Barack Obama and the Democrats like to offer the rhetorical formulation of, “No American should have to choose between health care and [blank],” where the second option is usually rent or food. However, at the income levels Democrats use to set federal subsidies, the choices for discretionary spending go far beyond the essentials — unless one has a skewed definition of essentials. Reason.tv offers a video lesson in American entitlement thinking and prioritization that adds some odd items to that definition:
Essentials in the Age of Obama:
- Protein powder
- Jeans with white stitching
Best line in the entire clip? “Why do I not have health insurance?
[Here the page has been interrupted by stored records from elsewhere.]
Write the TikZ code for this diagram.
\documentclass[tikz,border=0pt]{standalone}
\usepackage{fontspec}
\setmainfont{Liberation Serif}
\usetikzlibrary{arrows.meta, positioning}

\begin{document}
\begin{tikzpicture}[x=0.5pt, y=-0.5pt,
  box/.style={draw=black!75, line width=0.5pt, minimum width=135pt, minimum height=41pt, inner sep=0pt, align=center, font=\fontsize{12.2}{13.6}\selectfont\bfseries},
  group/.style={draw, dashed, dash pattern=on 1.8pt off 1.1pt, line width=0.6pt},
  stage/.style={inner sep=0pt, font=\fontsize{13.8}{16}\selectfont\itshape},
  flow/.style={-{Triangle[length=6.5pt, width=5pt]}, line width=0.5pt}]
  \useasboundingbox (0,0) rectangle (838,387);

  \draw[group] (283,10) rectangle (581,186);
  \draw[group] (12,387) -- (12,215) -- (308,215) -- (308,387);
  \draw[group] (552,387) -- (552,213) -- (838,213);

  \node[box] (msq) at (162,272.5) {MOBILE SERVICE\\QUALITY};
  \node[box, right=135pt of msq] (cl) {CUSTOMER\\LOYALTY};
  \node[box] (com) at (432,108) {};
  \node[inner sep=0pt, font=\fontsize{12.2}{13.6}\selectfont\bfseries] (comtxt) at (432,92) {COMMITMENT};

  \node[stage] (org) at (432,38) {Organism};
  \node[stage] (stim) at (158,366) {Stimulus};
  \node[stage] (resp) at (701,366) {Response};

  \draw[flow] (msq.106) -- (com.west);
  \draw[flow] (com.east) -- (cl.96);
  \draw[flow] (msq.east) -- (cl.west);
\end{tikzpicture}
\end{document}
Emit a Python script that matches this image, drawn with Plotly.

Because I live in America.” The expectation of this young man (and I use that word advisedly) is that everyone else should pay for the health insurance he chooses not to buy, so that he can continue contributing to society by … getting drunk.
Life is about choices and responsibility. Failure to make wise choices and exercise responsibility should not encumber us with the burden of indemnifying stupidity. They want to take the risk and offload the consequences to everyone else. That’s exactly what this program will do for those people who can afford insurance but can’t be bothered to buy it.
Nick Gillespie expands another issue of individual involvement in a more serious vein:
Here’s a more basic question when it comes to controlling costs: The easiest way to do this is to make the person doing the buying actually pay the price. You haggle more when the change is coming out of your own pocket. Or, alternatively, you splurge because you’re worth it. Earlier this year, my coverage changed from a conventional network preferred-provider plan with a standard co-pay for prescription drugs to a high-dollar deductible plan in which I essentially pay the first $2,000 dollars of medical care I consume in a year (any unused money rolls over in a Medical Savings Account that I can use in the following year). As my doctor prescribed me a brand-name drug, I thought about the cost and whether there were any possible alternatives. For the first time I can recall, I actually had a conversation with my doctor—right there, in the examination room—about medical costs. We settled on a generic alternative, saving me roughly $75 on that particular transaction. More recently, we had a similar conversation, in which he didn’t know the costs of a name-brand drug and a generic alternative—a sign that the medical system has a long way to go in terms of customer service. Imagine going into an auto shop and the mechanic not being able to quote you the price difference between a new and refurbished part.
Yet exchanges such as the ones above are small examples of price signals being injected into a system that has consciously erected a series of mufflers, walls, and funhouse mirrors precisely to make it impossible for consumers to even know what they are paying, much less how to evaluate alternative plans of action. The blame here is shared by government policymakers, insurance bureaucrats, and medical providers, all of whom have some stake in a status quo that serves them tolerably well. Any reform that doesn’t explicitly and transparently harness the same basic market forces that have driven down prices and improved quality throughout the economy over the past several decades simply will not work at containing costs and thus, expanding access (cheaper, better goods and services, whether we’re talking about automobiles or plane tickets or gourmet coffee, have a way of leaching out into every level of society).
Or, alternatively, we could just encourage everyone to buy 40s and get drunk rather than think rationally about health care.